Kita menyadari bahwa untuk membiayai pembangunan Indonesia dalam upaya meningkatkan kesejahteraan masyarakat masih tergantung pada sumber pajak. Dilansir dari berita situs kemenkeu.go.id (Jumat, 29 September 2022), pemerintah menargetkan pendapatan negara dalam APBN tahun 2023 sebesar Rp2.463,0 triliun, yang bersumber dari Penerimaan Perpajakan sebesar Rp2.021,2 triliun dan Penerimaan Negara Bukan Pajak sebesar Rp441,4 triliun.
Kebijakan penerimaan perpajakan tahun 2023 diarahkan untuk optimalisasi pendapatan negara yang mendukung transformasi ekonomi dan upaya pemulihan ekonomi pasca pandemi Covid-19 dengan memastikan implementasi reformasi perpajakan berjalan efektif dalam rangka penguatan konsolidasi fiskal. Dengan demikian, adanya implementasi reformasi perpajakan akan menjaga iklim investasi, keberlanjutan dunia usaha, dan melindungi daya beli masyarakat.
Optimalisasi pendapatan akan dilakukan melalui reformasi perpajakan yang difokuskan pada perbaikan sistem perpajakan agar lebih sehat dan adil. Hal ini dilakukan melalui penggalian potensi, perluasan basis perpajakan, peningkatan kepatuhan wajib pajak, serta perbaikan tata kelola dan administrasi perpajakan melalui inovasi layanan.
Di sisi lain, pemerintah akan terus memberikan berbagai insentif perpajakan yang tepat dan terukur guna mendorong percepatan pemulihan dan peningkatan daya saing investasi nasional serta memacu transformasi ekonomi.
Namun demikian, upaya pemerintah dalam mewujudkan target penerimaan pajak 2023 bisa mengalami kendala karena menurunya social trust (kepercayaan sosial) masyarakat terhadap institusi DJP. Oleh karena itu Meteri Keuangan harus segera mengambil langkah tegas dalam membersihkan oknum-oknum pejabat di lingkungan DJP agar tidak menurunkan kepercayaan masyarakat. Sebab menurunya kepercayaan masyarakat kepada DJP akan memungkinkan untuk munculnya pembangkangan sipil untk tidak membayar pajak.

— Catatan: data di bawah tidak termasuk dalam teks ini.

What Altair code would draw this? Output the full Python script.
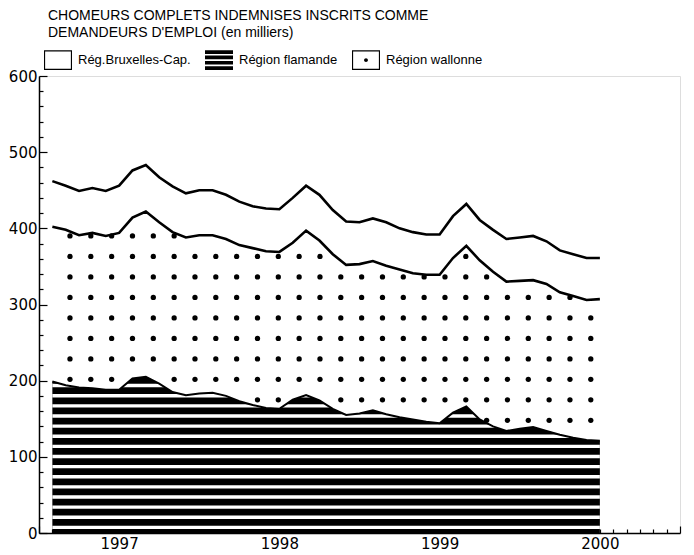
import altair as alt
import numpy as np
import pandas as pd

# ---------------- data (thousands) ----------------
mois = ["1996-08", "1996-09", "1996-10", "1996-11", "1996-12",
        "1997-01", "1997-02", "1997-03", "1997-04", "1997-05", "1997-06",
        "1997-07", "1997-08", "1997-09", "1997-10", "1997-11", "1997-12",
        "1998-01", "1998-02", "1998-03", "1998-04", "1998-05", "1998-06",
        "1998-07", "1998-08", "1998-09", "1998-10", "1998-11", "1998-12",
        "1999-01", "1999-02", "1999-03", "1999-04", "1999-05", "1999-06",
        "1999-07", "1999-08", "1999-09", "1999-10", "1999-11", "1999-12",
        "2000-01"]

flamande = [199, 194, 191, 190, 188, 188, 203, 205, 196, 185, 181, 183, 184, 180,
            173, 168, 164, 163, 175, 181, 174, 163, 155, 157, 161, 156, 152, 149,
            146, 144, 158, 166, 149, 140, 134, 137, 139, 134, 129, 125, 122, 121]

wallonne = [203, 204, 200, 204, 202, 206, 211, 217, 212, 210, 207, 208, 207, 206,
            205, 206, 206, 206, 206, 216, 210, 203, 197, 196, 196, 195, 194, 192,
            193, 195, 203, 211, 209, 203, 196, 194, 193, 193, 187, 186, 184, 186]

bruxelles = [60, 58, 58, 59, 59, 62, 62, 61, 59, 60, 58, 59, 59, 58,
             57, 55, 56, 56, 59, 59, 60, 58, 57, 55, 56, 57, 54, 54,
             53, 53, 55, 55, 53, 55, 56, 57, 58, 56, 55, 55, 55, 54]

titre = ["CHOMEURS COMPLETS INDEMNISES INSCRITS COMME",
         "DEMANDEURS D'EMPLOI (en milliers)"]
regions = ["Rég.Bruxelles-Cap.", "Région flamande", "Région wallonne"]

# ---------------- derived table ----------------
# month index: 0 = July 1996 (left end of the time axis), 48 = July 2000
k = np.array([(int(m[:4]) - 1996) * 12 + (int(m[5:]) - 7) for m in mois], dtype=float)
F = np.array(flamande, dtype=float)
M = F + np.array(wallonne, dtype=float)
T = M + np.array(bruxelles, dtype=float)

df = pd.DataFrame({"k": k, "F": F, "M": M, "T": T})
lines = pd.concat([
    pd.DataFrame({"k": k, "v": M, "s": "M"}),
    pd.DataFrame({"k": k, "v": T, "s": "T"}),
])

# ---------------- fill patterns (style) ----------------
# horizontal stripes of the Flemish area: white gaps over a black area
pitch, first_gap = 13.3, 5.1
gap_w = 4.5
n_gaps = int(F.max() / pitch) + 1
gaps = pd.DataFrame({
    "lo": [first_gap + pitch * i for i in range(n_gaps)],
    "hi": [first_gap + gap_w + pitch * i for i in range(n_gaps)],
    "x0": k.min(), "x1": k.max(),
})

# dot grid of the Walloon band
cols = 2.32 + 1.56 * np.arange(26)
rows = 390 - 26.9 * np.arange(-1, 11)
cx, cy = np.meshgrid(cols, rows)
cx, cy = cx.ravel(), cy.ravel()
f_at = np.interp(cx, k, F)
m_at = np.interp(cx, k, M)
keep = (cx >= k.min()) & (cx <= k.max()) & (cy < m_at - 0.5) & (cy > f_at + 2)
dots = pd.DataFrame({"k": cx[keep], "v": cy[keep]})

W, H = 641, 457
xs = alt.Scale(domain=[0, 48], nice=False, zero=False)
ys = alt.Scale(domain=[0, 600], nice=False, zero=True)

ax_x_labels = alt.Axis(
    values=list(range(0, 49)),
    labelExpr="datum.value % 12 == 6 ? '' + (1996 + (datum.value + 6) / 12) : ''",
    ticks=False, tickSize=0, domain=True, domainColor="black", domainWidth=1.5,
    grid=False, title=None, labelFont="DejaVu Sans", labelFontSize=15,
    labelColor="black", labelPadding=3, labelOverlap=False, labelFlush=False,
    labelBound=False)
ax_y_labels = alt.Axis(
    values=list(range(0, 601, 100)), ticks=False, tickSize=0, domain=True,
    domainColor="black", domainWidth=1.5, grid=False, title=None,
    labelFont="DejaVu Sans", labelFontSize=15, labelColor="black",
    labelPadding=2, labelOverlap=False, labelFlush=False)
ax_x_ticks = alt.Axis(
    orient="top", offset=-H, values=list(range(0, 49)), labels=False,
    domain=False, ticks=True, tickColor="black", tickWidth=1.2,
    tickSize={"condition": {"test": "datum.value % 12 == 0", "value": 7}, "value": 4},
    grid=False, title=None)
ax_y_ticks = alt.Axis(
    orient="right", offset=-W, values=list(range(0, 601, 20)), labels=False,
    domain=False, ticks=True, tickColor="black", tickWidth=1.2,
    tickSize={"condition": {"test": "datum.value % 100 == 0", "value": 8}, "value": 4},
    grid=False, title=None)

area_f = alt.Chart(df).mark_area(color="black", opacity=1).encode(
    x=alt.X("k:Q", scale=xs, axis=ax_x_labels),
    y=alt.Y("F:Q", scale=ys, axis=ax_y_labels),
    y2=alt.Y2(datum=0),
)

gap_layer = alt.Chart(gaps).mark_rect(color="white", opacity=1).encode(
    x=alt.X("x0:Q", scale=xs, axis=None),
    x2="x1:Q",
    y=alt.Y("lo:Q", scale=ys, axis=None),
    y2="hi:Q",
)

dot_layer = alt.Chart(dots).mark_circle(color="black", size=28, opacity=1).encode(
    x=alt.X("k:Q", scale=xs, axis=None),
    y=alt.Y("v:Q", scale=ys, axis=None),
)

line_f = alt.Chart(df).mark_line(color="black", strokeWidth=2).encode(
    x=alt.X("k:Q", scale=xs, axis=None),
    y=alt.Y("F:Q", scale=ys, axis=None),
)

line_mt = alt.Chart(lines).mark_line(color="black", strokeWidth=2.6).encode(
    x=alt.X("k:Q", scale=xs, axis=ax_x_ticks),
    y=alt.Y("v:Q", scale=ys, axis=ax_y_ticks),
    detail="s:N",
)

p_frame = "M-1,-0.7H1V0.7H-1Z M-0.92,-0.62V0.62H0.92V-0.62Z"
p_stripes = ("M-1,-0.7H1V-0.44H-1Z M-1,-0.32H1V-0.06H-1Z "
             "M-1,0.06H1V0.32H-1Z M-1,0.44H1V0.7H-1Z")
p_dot = p_frame + " M-0.14,0A0.14,0.14 0 1,0 0.14,0A0.14,0.14 0 1,0 -0.14,0Z"

leg_df = pd.DataFrame({"region": regions})
legend_layer = alt.Chart(leg_df).mark_point(filled=True, color="black", size=0).encode(
    x=alt.value(0), y=alt.value(0),
    shape=alt.Shape(
        "region:N",
        scale=alt.Scale(domain=regions, range=[p_frame, p_stripes, p_dot]),
        legend=alt.Legend(
            orient="none", legendX=5, legendY=-30, direction="horizontal",
            columns=3, title=None, symbolSize=784, symbolFillColor="black",
            symbolStrokeWidth=0, symbolOpacity=1, labelFont="Liberation Sans",
            labelFontSize=13, labelColor="black", labelOffset=6,
            columnPadding=14, padding=0, labelLimit=300),
    ),
)

chart = alt.layer(
    area_f, gap_layer, dot_layer, line_f, line_mt, legend_layer
).resolve_axis(
    x="independent", y="independent"
).properties(
    width=W, height=H,
    padding={"left": 0, "right": 2, "top": 1, "bottom": 0},
    title=alt.Title(titre, anchor="start", frame="group", font="Liberation Sans",
                    fontSize=14, fontWeight="normal", color="black",
                    lineHeight=17, dx=9, offset=6),
).configure_view(stroke=None).configure(background="white")

chart.save("out.html", embed_options={"renderer": "svg", "actions": False})
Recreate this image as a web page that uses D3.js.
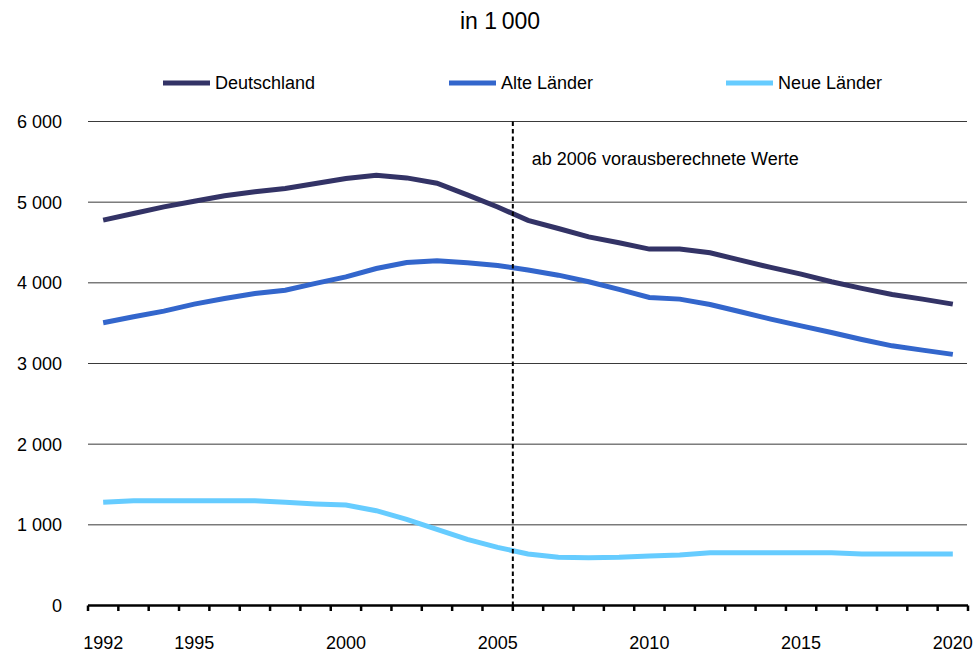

Pada dasarnya social trust adalah modal sosial dalam suatu relasi sosial. Dinyatakan oleh Francis Fukuyama (1995) dalam buku Trust : The Social Virtues and The Creations of Prosperity bahwa kondisi kesejahteraan, demokrasi dan daya saing suatu masyarakat ditentukan oleh tingkat kepercayaan antara sesama warga.
Tingkat kepercayaan bertalian dengan akar budaya, etika dan moral, yang diwujudnyatakan dalam perilaku saling bantu dan kerja sama. Keberhasilan ekonomi suatu negara bangsa setara dengan perpaduan yang harmonis antara organisasi ekonomi skala besar, korporasi yang demokratis, dan nilai budaya seperti resiprositas, tanggungjawab moral dan kepercayaan.
Dinyatakan pula oleh Dasgupta (1988) bahwa kepercayaan merupakan suatu sikap untuk memercayai individu, kelompok dan institusi dengan tingkatan tertentu yang saling berhubungan. Maka masyarakat akan mau membayar pajak jika ada fondasi social trust terhadap institusi DJP.